Même sous un ciel de printemps, la prison est un précipice, et ses occupants, détenus ou surveillants, des funambules. Ils cohabitent sur une corde raide. « L’univers carcéral était un vide sidérant dans lequel Benji tournoyait sans pouvoir se raccrocher à rien ». Effondré par son placement en quartier disciplinaire, Benjamin Tricot - Benji - est le personnage le plus fragile, le plus désorienté de Nan Aurousseau, l’auteur des très remarqués Bleu de chauffe et Du même auteur. « Un agneau dans la fosse aux tigres déchaînés » que ce garçon, étudiant en lettres sans antécédent judiciaire avant cette idiote affaire de stupéfiants qui lui vaut, par une erreur du greffe, d’être écroué. Ses voisins de cellule sont des fauves en cage, « graine de mafia », précoces « criminels endurcis », « petits tueurs dénaturés et sans âme », sans compter ces « barjos » et autres psychopathes qui s’enfoncent ici dans leur folie au lieu d’être pris en charge par des établissements spécialisés.
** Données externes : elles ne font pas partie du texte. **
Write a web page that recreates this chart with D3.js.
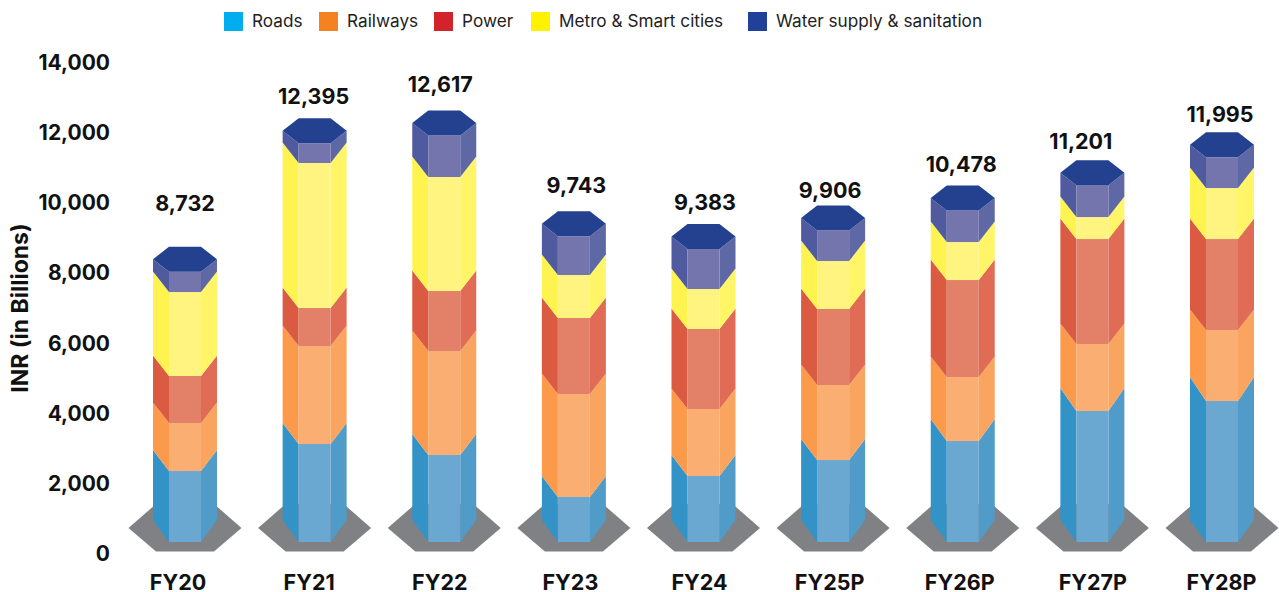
<!DOCTYPE html>
<html><head><meta charset="utf-8">
<script src="https://cdn.jsdelivr.net/npm/d3@7/dist/d3.min.js"></script>
<style>html,body{margin:0;padding:0;background:#fff}svg{display:block}text{font-family:Inter,Roboto,sans-serif;fill:#111}</style>
</head><body><svg id="c" width="1279" height="592"></svg>
<script>
const categories = ["FY20","FY21","FY22","FY23","FY24","FY25P","FY26P","FY27P","FY28P"];
const seriesNames = ["Roads","Railways","Power","Metro & Smart cities","Water supply & sanitation"];
const roads   = [3051,3821,3507,2310,2908,3364,3906,4761,5046];
const railways= [1368,2794,2966,2937,1911,2139,1825,1910,2024];
const power   = [1341,1083,1710,2166,2281,2167,2765,2994,2595];
const metro   = [2394,4135,3251,1226,1140,1368,1083, 627,1454];
const water   = [ 578, 562,1183,1104,1143, 868, 899, 909, 876];
const totals  = [8732,12395,12617,9743,9383,9906,10478,11201,11995];
const yTicks  = [0,2000,4000,6000,8000,10000,12000,14000];

const legendColors = ["#00AEEF","#F58220","#D2232A","#FFF200","#21409A"];
const faceLeft  = ["#3393C6","#FB9A4B","#DA5A42","#FFF44F","#4F5A9F"];
const faceFront = ["#6AA8D1","#FBAE72","#E28068","#FFF47F","#7575AE"];
const faceRight = ["#509BC8","#F9A45F","#E06C55","#FFF567","#5E68A5"];
const capTop = "#24418F", baseColor = "#808184";
const legendX = [224,319,434,531,748];
const valueNudgeX = [0,-1,-4,2.5,1.5,-3,-1.5,-11.5,-2];
const valueGap    = [44,22,27,26,22,16,22,19,18];
const catNudgeX   = [-7.5,-6,-5,-4,-4.5,-4,-3.5,0,-1];
const roadsRise   = [21,21,21,21,21,21,22,23,24];

const series = [roads,railways,power,metro,water];
const svg = d3.select("#c");
const y = d3.scaleLinear().domain([0,14000]).range([553,62]);
const x = d3.scalePoint().domain(categories).range([185,1222]);

const hexH = 25, hexV = 12.5, rise = 20.5, outer = 32, inner = 16, frontBottom = 542;

// y axis
const gy = svg.append("g").attr("transform","translate(110,0.7)")
  .call(d3.axisLeft(y).tickValues(yTicks).tickSize(0).tickPadding(0).tickFormat(d3.format(",")));
gy.select(".domain").remove();
gy.selectAll("text").style("font-size","21px").style("font-weight",700).style("font-family","Inter,Roboto,sans-serif");

// x labels
const gx = svg.append("g").attr("transform","translate(0,582)")
  .call(d3.axisBottom(x).tickSize(0).tickPadding(0));
gx.select(".domain").remove();
gx.selectAll(".tick text").attr("dy","0.36em").attr("y",0)
  .attr("dx",(d,i)=>catNudgeX[i])
  .style("font-size","21.5px").style("font-weight",700).style("font-family","Inter,Roboto,sans-serif");

svg.append("text").attr("transform","translate(20,308) rotate(-90)")
  .attr("text-anchor","middle").attr("dominant-baseline","central")
  .style("font-size","23px").style("font-weight",700).text("INR (in Billions)");

const pts = a => a.map(p=>p.join(",")).join(" ");

categories.forEach((c,i)=>{
  const cx = x(c);
  const g = svg.append("g");
  // base plinth
  g.append("polygon").attr("fill",baseColor).attr("points",pts([
    [cx-56.5,528],[cx-29,551.5],[cx+29,551.5],[cx+56.5,528],[cx+29,504],[cx-29,504]]));
  // stack
  let cum = 0;
  series.forEach((s,k)=>{
    const lower = k===0 ? frontBottom : y(cum)+hexH;
    cum += s[i];
    const upper = y(cum)+hexH;
    const isCap = k===series.length-1;
    const outerTop = isCap ? upper-hexV : (k===0 ? upper-roadsRise[i] : upper-rise);
    const lowerOut = k===0 ? lower-22 : (k===1 ? lower-roadsRise[i] : lower-rise);
    g.append("polygon").attr("fill",faceLeft[k]).attr("points",pts([
      [cx-outer,lowerOut],[cx-inner,lower],[cx-inner,upper],[cx-outer,outerTop]]));
    g.append("polygon").attr("fill",faceRight[k]).attr("points",pts([
      [cx+outer,lowerOut],[cx+inner,lower],[cx+inner,upper],[cx+outer,outerTop]]));
    g.append("rect").attr("x",cx-inner).attr("width",inner*2)
      .attr("y",upper).attr("height",lower-upper).attr("fill",faceFront[k]);
  });
  // cap top
  const t = y(totals[i]);
  g.append("polygon").attr("fill",capTop).attr("points",pts([
    [cx-outer,t+hexV],[cx-inner,t],[cx+inner,t],[cx+outer,t+hexV],[cx+inner,t+hexH],[cx-inner,t+hexH]]));
  // total
  svg.append("text").attr("x",cx+valueNudgeX[i]).attr("y",t-valueGap[i])
    .attr("text-anchor","middle").attr("dominant-baseline","central")
    .style("font-size","21.5px").style("font-weight",700).text(d3.format(",")(totals[i]));
});

// legend
seriesNames.forEach((n,i)=>{
  svg.append("rect").attr("x",legendX[i]).attr("y",12).attr("width",19).attr("height",19).attr("fill",legendColors[i]);
  svg.append("text").attr("x",legendX[i]+28).attr("y",20.5).attr("dominant-baseline","central")
    .style("font-size","17.2px").style("font-weight",400).style("fill","#222").text(n);
});
</script></body></html>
Il privilégie l’histoire au réquisitoire
Sans les juger ni les justifier jamais, Aurousseau se penche sur quelques-uns de ces détenus qui se retrouvent au mitard, cette prison dans la prison, pour cause de mutinerie. Nous voilà donc projetés dans une réalité carcérale racontée tour à tour, depuis leur cellule d’isolement, par Djet, Tox et Metal. À tour de rôle, ces fortes têtes dévoilent un peu de leurs impressions, un pan de ce qui est maintenant leur vie, entre les murs. « L’énorme pression psychologique, le poids des murs et l’architecture carcérale, la rigidité d’acier du règlement, les agressions incessantes, les fouilles à corps, la promiscuité cellulaire », de tout cela, donc, les personnages de Nan Aurousseau sont tantôt les acteurs tantôt les spectateurs. À travers leurs regards et leurs ressentis, on entre de plain-pied dans ce milieu clos où rien ne peut incuber que la haine et le ressentiment. « Saisi de vertige », le jeune Benji a tôt fait de comprendre ce que les autres, habitués qu’ils sont déjà à ces lieux, savent depuis longtemps : « La violence était partout dans les rapports, aussi bien entre les détenus qu’avec le personnel de surveillance ». Dans ces conditions, seules deux espèces d’individus survivent derrière les barreaux : ceux qui deviennent « fort parmi les forts » et les autres, « inertes mentalement ».
Le procédé des portraits croisés adopté par Aurousseau a beau être connu, la combinaison des voix ainsi que l’enchâssement de ces destins individuels lui permettent de ne jamais tomber dans le discours édifiant. Et soyons francs, il s’en faut parfois de peu. Préférant raconter cette machinerie pénitentiaire de l’intérieur, il privilégie l’histoire au réquisitoire, les hommes aux concepts. La narration l’emportant ainsi sur la démonstration, le romancier ne sert que mieux son propos : donner à voir ce milieu que l’on croit connaître mais qu’on ne connaît pas, à moins bien sûr d’y avoir soi-même séjourné. C’est le cas de l’auteur qui, il n’avait pas 20 ans alors, a passé sept ans sous les verrous après un braquage foireux.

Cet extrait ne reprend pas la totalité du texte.